La sombra del legislador Licurgo

20/02/2014 - 23:00 José Serrano Belinchón

La noticia no ha supuesto sino una vuelta más de tuerca en la vida de una sociedad a la deriva en la que se ha impuesto la ley del más fuerte, práctica social desde que el hombre existe, pero que hasta hoy, y cada vez menos, se venía rigiendo por unos determinados límites, contando como primero de ellos el derecho a vivir, seguido de otros derechos tales como el derecho al trabajo, a una vivienda digan, a la educación, a la asistencia sanitaria, y así a una larga lista de derechos que el hombre tiene por el simple motivo de serlo, y que en una buena parte brillan por su ausencia en el que consideramos mundo civilizado. Esto viene a cuento porque ya no es uno, sino dos de momento, Holanda y Bélgica, los países que dan carta blanca a la muerte de menores una vez aprobada por el Parlamento belga la aplicación de la “muerte asistida”, cuya normativa ya estaba en vigor para adultos desde el año 2002. Como más actual, también es más permisiva que la que viene rigiendo en la legislación holandesa, aplicable a niños y jóvenes a partir de los 12 años; pues en la nueva ley, aprobada por los dos tercios aproximadamente de los parlamentarios belgas, ese límite de edad no se contempla, sino otro tan elástico como “la capacidad de discernimiento del menor”, válvula de escape por la que se anula el límite de edad. Siendo lo más triste que en la sociedad belga no existe una demanda social que reclame tal medida, y menos aún entre la clase médica, pues según hemos podido saber más de un centenar y medio de pediatras se han manifestado en contra de esa ley.
El hecho, tal como lo vemos y desde donde lo vemos, no tiene mucho que comentar, metidos como estamos hasta el cuello dentro de lo que se ha dado en llamar la cultura de la muerte, a la que pertenecen una parte significativa de las noticias que a diario nos ofrecen los medios de información: miles de abortos, centenares de crímenes, un sin fin de asesinatos, violencia extrema de género, sin que nadie haga nada, o por lo menos lo suficiente, para evitarlo, comenzando por la clase dirigente que, como parte fundamental de esa cultura, la suelen facilitar en lugar de evitarla, dictando leyes a su favor en pro de una convivencia más difícil y de una sociedad cada vez más desgraciada y desasistida.
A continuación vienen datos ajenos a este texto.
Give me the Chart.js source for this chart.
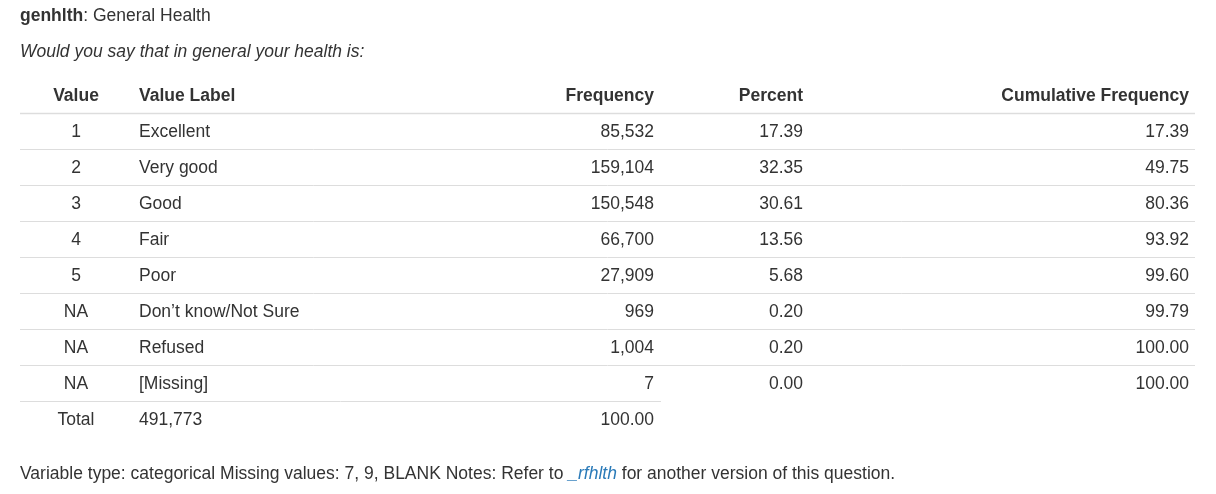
<!DOCTYPE html>
<html>
<head>
<meta charset="utf-8">
<script src="https://cdn.jsdelivr.net/npm/chart.js@4"></script>
<style>
body { margin: 0; background: #fff; }
#wrap { position: relative; width: 1216px; height: 494px; }
</style>
</head>
<body>
<div id="wrap"><canvas id="chart" width="1216" height="494"></canvas></div>
<script>
// table data
values = ["1", "2", "3", "4", "5", "NA", "NA", "NA"]
valueLabels = ["Excellent", "Very good", "Good", "Fair", "Poor", "Don\u2019t know/Not Sure", "Refused", "[Missing]"]
frequencies = ["85,532", "159,104", "150,548", "66,700", "27,909", "969", "1,004", "7"]
percents = ["17.39", "32.35", "30.61", "13.56", "5.68", "0.20", "0.20", "0.00"]
cumulative = ["17.39", "49.75", "80.36", "93.92", "99.60", "99.79", "100.00", "100.00"]
headers = ["Value", "Value Label", "Frequency", "Percent", "Cumulative Frequency"]
totalRow = ["Total", "491,773", "100.00"]

rowKeys = ["header"].concat(values.map((v, i) => "r" + i), ["total"])

FONT = '"Liberation Sans", Arial, sans-serif'
SIZE = "17.5px "
TEXT = "#333"

var tablePlugin = {
	id: "table",
	afterDraw(chart) {
		var ctx = chart.ctx
		var x = chart.scales.x
		var y = chart.scales.y
		var half = (y.getPixelForValue(1) - y.getPixelForValue(0)) / 2
		ctx.save()
		ctx.textBaseline = "middle"

		// titles
		ctx.fillStyle = TEXT
		ctx.textAlign = "left"
		ctx.font = "bold " + SIZE + FONT
		ctx.fillText("genhlth", 20, 16)
		var w = ctx.measureText("genhlth").width
		ctx.font = SIZE + FONT
		ctx.fillText(": General Health", 20 + w, 16)
		ctx.font = "italic " + SIZE + FONT
		ctx.fillText("Would you say that in general your health is:", 20, 52)

		// row lines
		ctx.strokeStyle = "#ddd"
		for (var i = 1; i < rowKeys.length; i++) {
			var ly = Math.round(y.getPixelForValue(i) - half) + 0.5
			var right = i == rowKeys.length - 1 ? x.getPixelForValue(661) : x.getPixelForValue(1195)
			ctx.lineWidth = i == 1 ? 1.5 : 1
			ctx.beginPath()
			ctx.moveTo(x.getPixelForValue(20), ly)
			ctx.lineTo(right, ly)
			ctx.stroke()
		}

		function cell(text, col, row, align, bold) {
			ctx.font = (bold ? "bold " : "") + SIZE + FONT
			ctx.textAlign = align
			ctx.fillStyle = TEXT
			ctx.fillText(text, x.getPixelForValue(col), y.getPixelForValue(row) + 1)
		}

		cell(headers[0], 76, 0, "center", true)
		cell(headers[1], 139, 0, "left", true)
		cell(headers[2], 654, 0, "right", true)
		cell(headers[3], 803, 0, "right", true)
		cell(headers[4], 1189, 0, "right", true)

		for (var r = 0; r < values.length; r++) {
			cell(values[r], 76, r + 1, "center")
			cell(valueLabels[r], 139, r + 1, "left")
			cell(frequencies[r], 654, r + 1, "right")
			cell(percents[r], 803, r + 1, "right")
			cell(cumulative[r], 1189, r + 1, "right")
		}
		var t = rowKeys.length - 1
		cell(totalRow[0], 76, t, "center")
		cell(totalRow[1], 139, t, "left")
		cell(totalRow[2], 654, t, "right")

		// footer
		ctx.textAlign = "left"
		ctx.font = SIZE + FONT
		var fy = 474
		var part1 = "Variable type: categorical Missing values: 7, 9, BLANK Notes: Refer to "
		ctx.fillText(part1, 20, fy)
		var px = 20 + ctx.measureText(part1).width
		ctx.font = "italic " + SIZE + FONT
		ctx.fillStyle = "#2a7ab8"
		ctx.fillText("_rfhlth", px, fy)
		px += ctx.measureText("_rfhlth ").width
		ctx.font = SIZE + FONT
		ctx.fillStyle = TEXT
		ctx.fillText("for another version of this question.", px, fy)
		ctx.restore()
	}
}

new Chart(document.getElementById("chart").getContext("2d"), {
	type: "scatter",
	data: { labels: rowKeys, datasets: [{ data: [] }] },
	options: {
		responsive: false,
		animation: false,
		layout: { padding: { top: 77, bottom: 57, left: 0, right: 0 } },
		plugins: { legend: { display: false }, tooltip: { enabled: false } },
		scales: {
			x: { type: "linear", min: 0, max: 1216, display: false },
			y: { type: "category", labels: rowKeys, offset: true, display: false }
		}
	},
	plugins: [tablePlugin]
})
</script>
</body>
</html>
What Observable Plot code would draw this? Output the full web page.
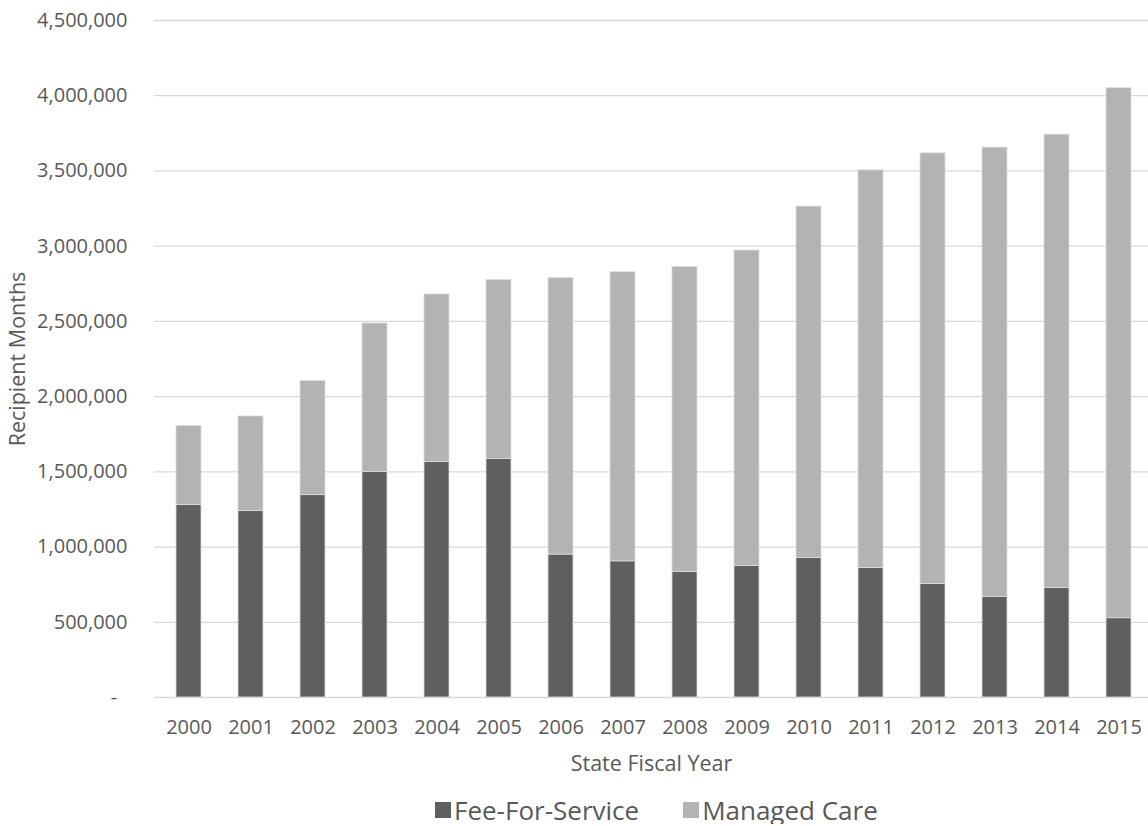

A raíz de estos razonamientos tan de andar por casa, hemos oído argumentos peregrinos, como que los deficientes físicos, y síquicos sobre todo, son una carga social que los países no se pueden permitir, entre otras lindezas como que esta clase de enfermos amargan a perpetuidad a una familia, por lo que no ha de considerarse una idea descabellada quitárselo de en medio. Ideas que con un mínimo de uso de razón y en su sano juicio, a nadie se le ocurriría defender salvo en el caso extremo, cada vez menos extremo, de poner sobre la mesa la ley del más fuerte, una ley fuera de ley, cobarde e injusta donde las haya, pero que, nos guste o no, es uno de los signos de civilización de nuestro tiempo. Y dando sentido al título de este comentario, debo añadir que Licurgo fue un legislador de la Esparta clásica, que consiguió un ejército poderoso mandando despeñar por el monte Taigeto a todos los niños que nacieran con algún defecto. Acabó quitándose la vida, en un acto de obligada coherencia.